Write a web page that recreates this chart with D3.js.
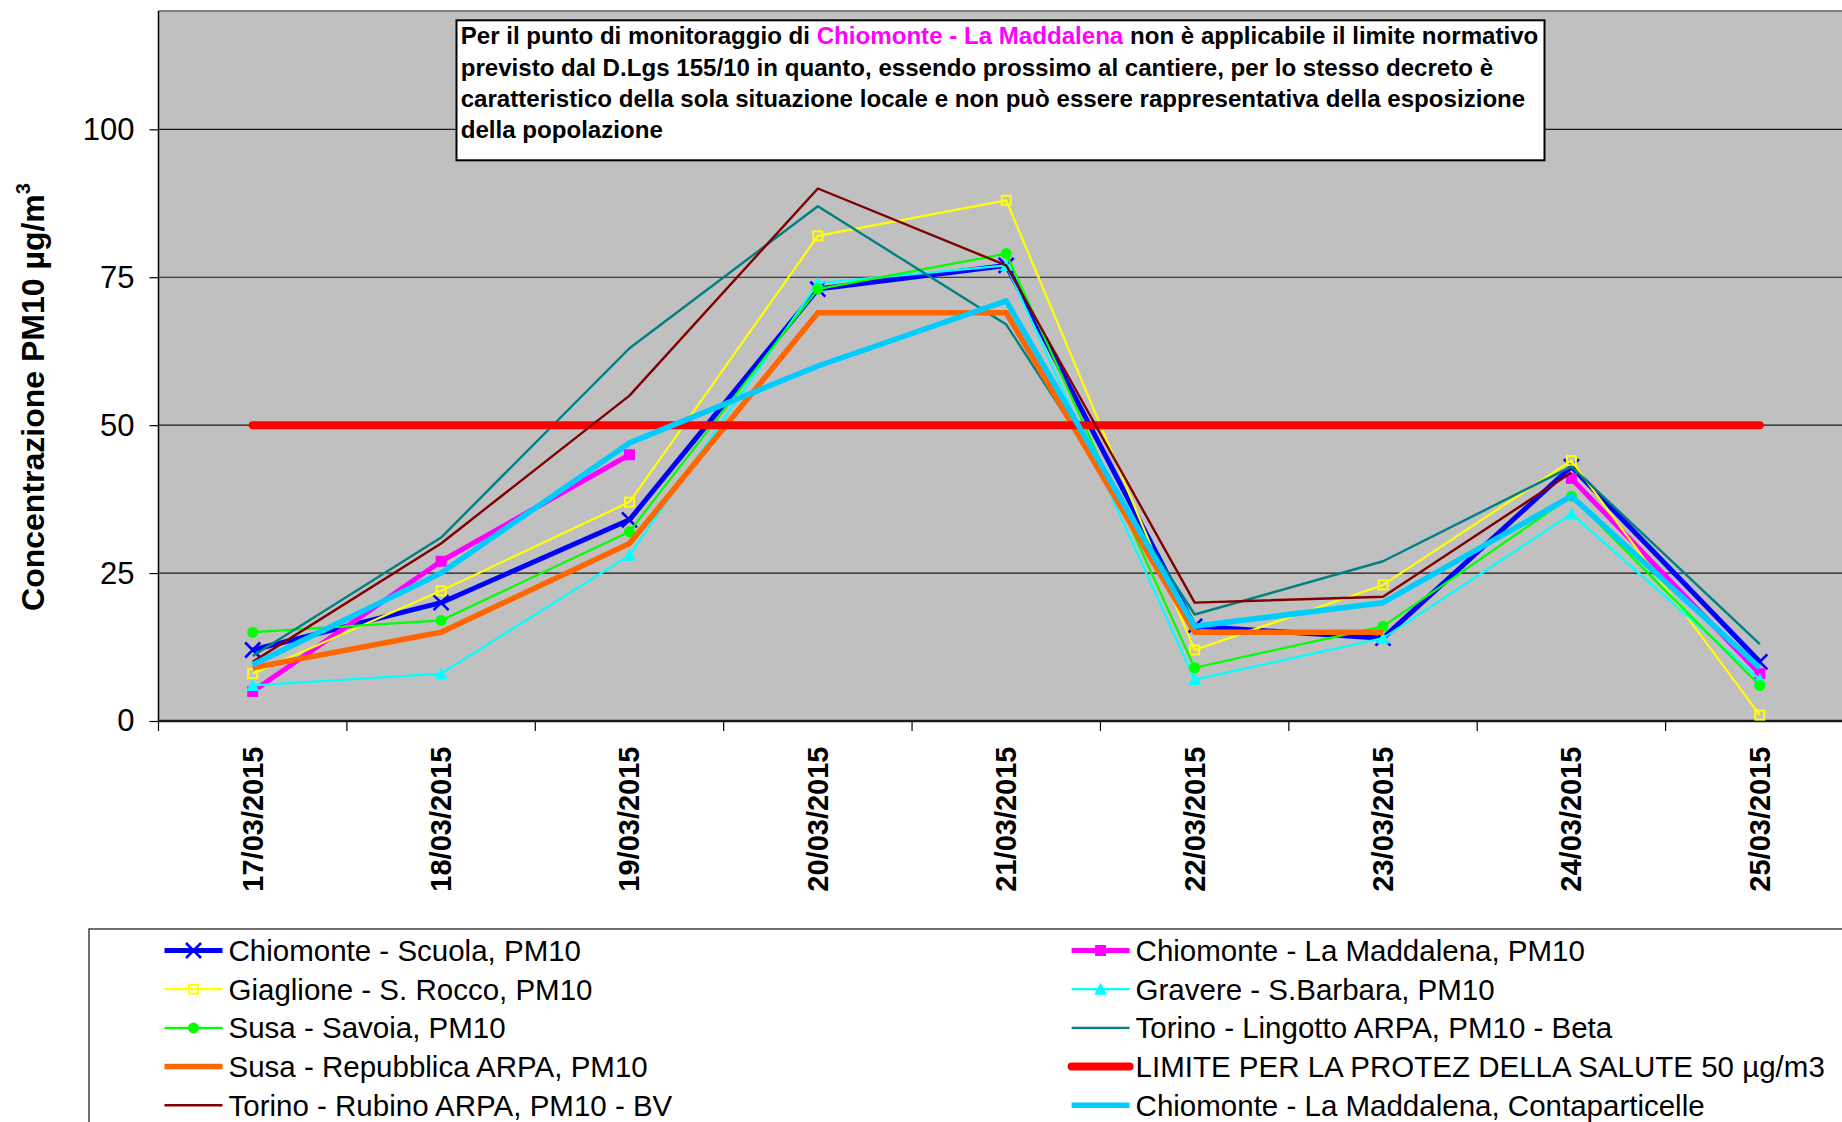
<!DOCTYPE html>
<html>
<head>
<meta charset="utf-8">
<script src="https://cdn.jsdelivr.net/npm/d3@7"></script>
<style>
  html, body { margin: 0; padding: 0; background: #fff; overflow: hidden; }
  svg { display: block; font-family: "Liberation Sans", Arial, sans-serif; }
</style>
</head>
<body>
<svg id="chart" width="1842" height="1122"></svg>
<script>
// ---------- DATA ----------
const categories = ["17/03/2015","18/03/2015","19/03/2015","20/03/2015","21/03/2015","22/03/2015","23/03/2015","24/03/2015","25/03/2015"];
const yTicks = [0, 25, 50, 75, 100];

const chiomonteScuola      = [12, 20, 34, 73, 77, 16, 14, 43, 10];
const chiomonteMaddalena   = [5, 27, 45, null, null, null, null, 41, 8];
const giaglioneRocco       = [8, 22, 37, 82, 88, 12, 23, 44, 1];
const graverebarbara       = [6, 8, 28, 74, 77, 7, 14, 35, 7];
const susaSavoia           = [15, 17, 32, 73, 79, 9, 16, 38, 6];
const torinoLingotto       = [11, 31, 63, 87, 67, 18, 27, 43, 13];
const susaRepubblica       = [9, 15, 30, 69, 69, 15, 15, null, null];
const limiteSalute         = [50, 50, 50, 50, 50, 50, 50, 50, 50];
const torinoRubino         = [10, 30, 55, 90, 77, 20, 21, 42, null];
const maddalenaContapart   = [9.5, 25, 47, 60, 71, 16, 20, 38, 9];

const seriesNames = [
  "Chiomonte - Scuola, PM10",
  "Chiomonte - La Maddalena, PM10",
  "Giaglione - S. Rocco, PM10",
  "Gravere - S.Barbara, PM10",
  "Susa - Savoia, PM10",
  "Torino - Lingotto ARPA, PM10 - Beta",
  "Susa - Repubblica ARPA, PM10",
  "LIMITE PER LA PROTEZ DELLA SALUTE 50 µg/m3",
  "Torino - Rubino ARPA, PM10 - BV",
  "Chiomonte - La Maddalena, Contaparticelle"
];
const seriesValues = [chiomonteScuola, chiomonteMaddalena, giaglioneRocco, graverebarbara, susaSavoia,
                      torinoLingotto, susaRepubblica, limiteSalute, torinoRubino, maddalenaContapart];

// ---------- STYLES ----------
const styles = [
  {color: "#0000FF", width: 5,   marker: "x"},
  {color: "#FF00FF", width: 5,   marker: "square"},
  {color: "#FFFF00", width: 2.2, marker: "hollowSquare"},
  {color: "#00FFFF", width: 2.2, marker: "triangle"},
  {color: "#00FF00", width: 2.2, marker: "circle"},
  {color: "#008080", width: 2.4, marker: null},
  {color: "#FF6600", width: 5.5, marker: null},
  {color: "#FF0000", width: 8,   marker: null, round: true},
  {color: "#800000", width: 2.4, marker: null},
  {color: "#00CCFF", width: 5.5, marker: null}
];

const svg = d3.select("#chart");
const plot = {left: 158.5, right: 1854, top: 11, bottom: 721};

const x = d3.scaleBand().domain(categories).range([plot.left, plot.right]).padding(0);
const cx = c => x(c) + x.bandwidth() / 2;
const y = d3.scaleLinear().domain([0, 120]).range([plot.bottom, plot.top]);

// plot background
svg.append("rect")
  .attr("x", plot.left).attr("y", plot.top)
  .attr("width", plot.right - plot.left).attr("height", plot.bottom - plot.top)
  .attr("fill", "#C0C0C0");
svg.append("line")
  .attr("x1", plot.left).attr("x2", plot.right)
  .attr("y1", plot.top).attr("y2", plot.top)
  .attr("stroke", "#808080").attr("stroke-width", 2);

// gridlines
svg.append("g").selectAll("line").data(yTicks.filter(d => d > 0)).join("line")
  .attr("x1", plot.left).attr("x2", plot.right)
  .attr("y1", d => y(d)).attr("y2", d => y(d))
  .attr("stroke", "#1a1a1a").attr("stroke-width", 1.2);

// y axis
const yAxis = svg.append("g")
  .attr("transform", `translate(${plot.left},0)`)
  .call(d3.axisLeft(y).tickValues(yTicks).tickSize(9).tickPadding(15).tickFormat(d3.format("d")));
yAxis.select(".domain").remove();
yAxis.selectAll(".tick line").attr("stroke", "#000").attr("stroke-width", 1.2);
yAxis.selectAll(".tick text")
  .attr("fill", "#000").attr("font-size", 31)
  .attr("font-family", "Liberation Sans, Arial, sans-serif");
svg.append("line")
  .attr("x1", plot.left).attr("x2", plot.left)
  .attr("y1", plot.top).attr("y2", plot.bottom)
  .attr("stroke", "#000").attr("stroke-width", 1.5);

// y title
const yTitle = svg.append("text")
  .attr("transform", "translate(44,397) rotate(-90)")
  .attr("text-anchor", "middle")
  .attr("font-weight", "bold").attr("font-size", 32).attr("fill", "#000");
yTitle.append("tspan").text("Concentrazione PM10 µg/m");
yTitle.append("tspan").attr("font-size", 20).attr("dy", -14).text("3");

// x axis
const edges = categories.map(c => x(c)).concat([x(categories[categories.length - 1]) + x.bandwidth()]);
svg.append("g").selectAll("line").data(edges).join("line")
  .attr("x1", d => d).attr("x2", d => d)
  .attr("y1", plot.bottom).attr("y2", plot.bottom + 10)
  .attr("stroke", "#000").attr("stroke-width", 1.2);
svg.append("line")
  .attr("x1", plot.left).attr("x2", plot.right)
  .attr("y1", plot.bottom).attr("y2", plot.bottom)
  .attr("stroke", "#1a1a1a").attr("stroke-width", 2.5);
svg.append("g").selectAll("text").data(categories).join("text")
  .attr("transform", d => `translate(${cx(d)},746.5) rotate(-90)`)
  .attr("text-anchor", "end").attr("dominant-baseline", "central")
  .attr("font-weight", "bold").attr("font-size", 29).attr("fill", "#000")
  .text(d => d);

// markers
function drawMarker(g, type, color, px, py, scale = 1) {
  if (!type) return;
  if (type === "x") {
    const s = 7.5 * scale;
    g.append("path").attr("d", `M${px - s},${py - s}L${px + s},${py + s}M${px - s},${py + s}L${px + s},${py - s}`)
      .attr("stroke", color).attr("stroke-width", 2.6).attr("fill", "none");
  } else if (type === "square") {
    const s = 5.5 * scale;
    g.append("rect").attr("x", px - s).attr("y", py - s).attr("width", 2 * s).attr("height", 2 * s).attr("fill", color);
  } else if (type === "hollowSquare") {
    const s = 4.5 * scale;
    g.append("rect").attr("x", px - s).attr("y", py - s).attr("width", 2 * s).attr("height", 2 * s)
      .attr("fill", "none").attr("stroke", color).attr("stroke-width", 2);
  } else if (type === "triangle") {
    const s = 6.5 * scale;
    g.append("path").attr("d", `M${px},${py - s}L${px + s},${py + s * 0.85}L${px - s},${py + s * 0.85}Z`).attr("fill", color);
  } else if (type === "circle") {
    g.append("circle").attr("cx", px).attr("cy", py).attr("r", 5.5 * scale).attr("fill", color);
  }
}

// series
const line = d3.line()
  .defined(d => d.v !== null)
  .x(d => cx(d.c)).y(d => y(d.v));

seriesValues.forEach((vals, i) => {
  const st = styles[i];
  const pts = vals.map((v, j) => ({c: categories[j], v}));
  const g = svg.append("g");
  g.append("path").datum(pts)
    .attr("d", line)
    .attr("fill", "none").attr("stroke", st.color).attr("stroke-width", st.width)
    .attr("stroke-linejoin", "round")
    .attr("stroke-linecap", st.round ? "round" : "butt");
  pts.filter(d => d.v !== null).forEach(d => drawMarker(g, st.marker, st.color, cx(d.c), y(d.v)));
});

// annotation box
const ann = svg.append("g");
ann.append("rect").attr("x", 456.5).attr("y", 20.3).attr("width", 1088).attr("height", 140)
  .attr("fill", "#fff").attr("stroke", "#000").attr("stroke-width", 2);
const annLines = [
  [["Per il punto di monitoraggio di ", "#000"], ["Chiomonte - La Maddalena", "#FF00FF"], [" non è applicabile il limite normativo", "#000"]],
  [["previsto dal D.Lgs 155/10 in quanto, essendo prossimo al cantiere, per lo stesso decreto è", "#000"]],
  [["caratteristico della sola situazione locale e non può essere rappresentativa della esposizione", "#000"]],
  [["della popolazione", "#000"]]
];
const annTexts = annLines.map((parts, k) => {
  const t = ann.append("text").attr("x", 460.7).attr("y", 44.3 + k * 31.3)
    .attr("font-weight", "bold").attr("font-size", 22).attr("fill", "#000");
  parts.forEach(p => t.append("tspan").attr("fill", p[1]).text(p[0]));
  return t;
});
const w0 = annTexts[0].node().getComputedTextLength();
const fs = 22 * 1078 / w0;
annTexts.forEach(t => t.attr("font-size", fs));

// legend
const lg = svg.append("g");
lg.append("rect").attr("x", 89).attr("y", 929).attr("width", 1800).attr("height", 260)
  .attr("fill", "#fff").attr("stroke", "#404040").attr("stroke-width", 1.5);
seriesNames.forEach((name, i) => {
  const col = i % 2, row = Math.floor(i / 2);
  const x0 = col === 0 ? 164.5 : 1071.6;
  const yy = 950.5 + row * 38.7;
  const st = styles[i];
  lg.append("line").attr("x1", x0).attr("x2", x0 + 58).attr("y1", yy).attr("y2", yy)
    .attr("stroke", st.color).attr("stroke-width", st.width)
    .attr("stroke-linecap", st.round ? "round" : "butt");
  drawMarker(lg, st.marker, st.color, x0 + 29, yy);
  lg.append("text").attr("x", x0 + 64).attr("y", yy)
    .attr("dominant-baseline", "central").attr("font-size", 29.5).attr("fill", "#000")
    .text(name);
});
</script>
</body>
</html>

• **Goal**
Repeat the lines above, starting at the first and stopping after the line that holds "limiteSalute, torinoRubino, maddalenaContapart];", with the pictures left out.

• **Answer**
Write a web page that recreates this chart with D3.js.
<!DOCTYPE html>
<html>
<head>
<meta charset="utf-8">
<script src="https://cdn.jsdelivr.net/npm/d3@7"></script>
<style>
  html, body { margin: 0; padding: 0; background: #fff; overflow: hidden; }
  svg { display: block; font-family: "Liberation Sans", Arial, sans-serif; }
</style>
</head>
<body>
<svg id="chart" width="1842" height="1122"></svg>
<script>
// ---------- DATA ----------
const categories = ["17/03/2015","18/03/2015","19/03/2015","20/03/2015","21/03/2015","22/03/2015","23/03/2015","24/03/2015","25/03/2015"];
const yTicks = [0, 25, 50, 75, 100];

const chiomonteScuola      = [12, 20, 34, 73, 77, 16, 14, 43, 10];
const chiomonteMaddalena   = [5, 27, 45, null, null, null, null, 41, 8];
const giaglioneRocco       = [8, 22, 37, 82, 88, 12, 23, 44, 1];
const graverebarbara       = [6, 8, 28, 74, 77, 7, 14, 35, 7];
const susaSavoia           = [15, 17, 32, 73, 79, 9, 16, 38, 6];
const torinoLingotto       = [11, 31, 63, 87, 67, 18, 27, 43, 13];
const susaRepubblica       = [9, 15, 30, 69, 69, 15, 15, null, null];
const limiteSalute         = [50, 50, 50, 50, 50, 50, 50, 50, 50];
const torinoRubino         = [10, 30, 55, 90, 77, 20, 21, 42, null];
const maddalenaContapart   = [9.5, 25, 47, 60, 71, 16, 20, 38, 9];

const seriesNames = [
  "Chiomonte - Scuola, PM10",
  "Chiomonte - La Maddalena, PM10",
  "Giaglione - S. Rocco, PM10",
  "Gravere - S.Barbara, PM10",
  "Susa - Savoia, PM10",
  "Torino - Lingotto ARPA, PM10 - Beta",
  "Susa - Repubblica ARPA, PM10",
  "LIMITE PER LA PROTEZ DELLA SALUTE 50 µg/m3",
  "Torino - Rubino ARPA, PM10 - BV",
  "Chiomonte - La Maddalena, Contaparticelle"
];
const seriesValues = [chiomonteScuola, chiomonteMaddalena, giaglioneRocco, graverebarbara, susaSavoia,
                      torinoLingotto, susaRepubblica, limiteSalute, torinoRubino, maddalenaContapart];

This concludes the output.